PVEAPIToken=zabbix@pam!Zabbix=<token-secret>

Option B — With Privilege Separation (granular, more secure)

  1. Follow steps 1–2 from Option A.

  2. Create the API token

    • Datacenter → Permissions → API Tokens → Add
    • User: zabbix@pam · Token ID: Zabbix · Privilege Separation: enabledAdd
  3. Grant permission to the token explicitly

    • Datacenter → Permissions → Add → API Token Permission
    • Path: / · Token: zabbix@pam!Zabbix · Role: PVEAuditor · Propagate: ✓ → Add

Note for disk monitoring: /nodes/{node}/disks/list requires the Sys.Audit privilege. PVEAuditor includes this privilege. If disk items show "not supported", verify that the role is applied with Propagate enabled and that the token has the correct path /.


2. Installation

  1. Download template_proxmox-ve-rest-api.yaml
  2. In Zabbix: Data collection → Templates → Import
  3. Create a new host:
    • Data collection → Hosts → Create host
    • Host name: e.g. proxmox01
    • Template: Template Proxmox VE REST API
    • Group: e.g.
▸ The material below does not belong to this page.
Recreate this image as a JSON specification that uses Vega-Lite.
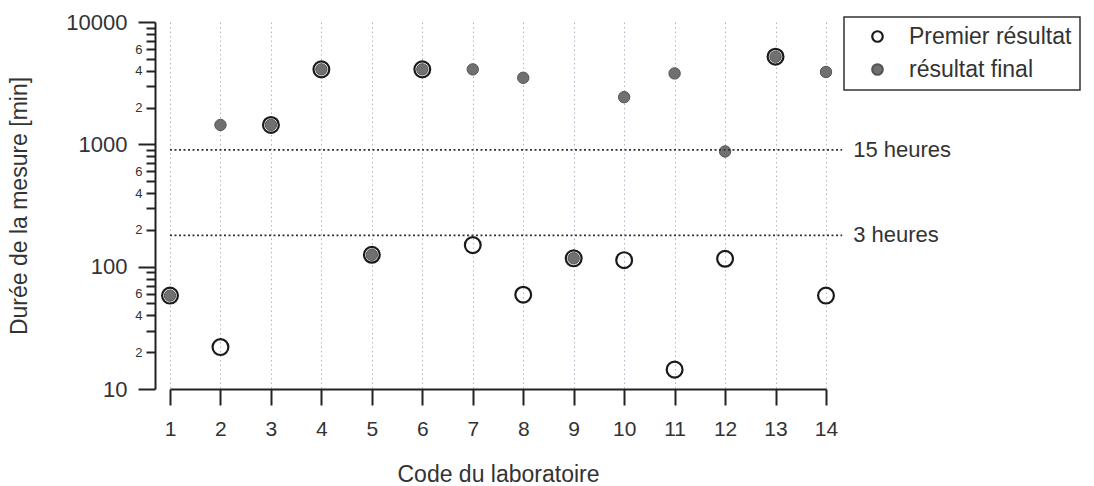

Virtual machines
    • Interfaces: leave empty (template uses HTTP agent, no Zabbix agent needed)
  4. Set the required macros on the host (see below)

3. Macros

Required

Macro Example Description
{$PVE_IP} 192.168.1.10 IP address or hostname of the PVE server
{$PVE_PORT} 8006 API port (default: 8006)
{$PVE_NODE} pve Node name as shown in PVE (Datacenter → Node)
{$PVE_API_USER} zabbix@pam API user including realm
{$PVE_API_TOKEN_ID} Zabbix Token ID
{$PVE_API_TOKEN} (secret) Token secret — set as Secret text macro type

Threshold Macros

Macro Default Description
{$CPU_USAGE_AVERAGE} 85 CPU warning threshold (%)
{$CPU_USAGE_HIGH} 99 CPU critical threshold (%)
{$LXC.CPU.WARN} 85 LXC CPU warning threshold (%)
{$LXC.CPU.HIGH} 99 LXC CPU critical threshold (%)
{$MEMORY.UTIL.MAX} 90 Memory warning threshold (%)
{$ROOTFS.UTIL.WARN} 90 Root filesystem warning threshold (%)
{$ROOTFS.UTIL.CRIT} 95 Root filesystem critical threshold (%)
{$STORAGE.UTIL.WARN} 80 Storage pool warning threshold (%)
{$STORAGE.UTIL.CRIT} 90 Storage pool critical threshold (%)
{$CLUSTER.NODES.OFFLINE.MAX} 0 Max. tolerated offline nodes (raise during maintenance)
{$DISK.WEAROUT.MIN} 20 Min. SSD wearout remaining before warning (%)
{$PVE.USER.EXPIRE.TIME} 172800 Seconds before user expiry to warn (172800 = 2 days)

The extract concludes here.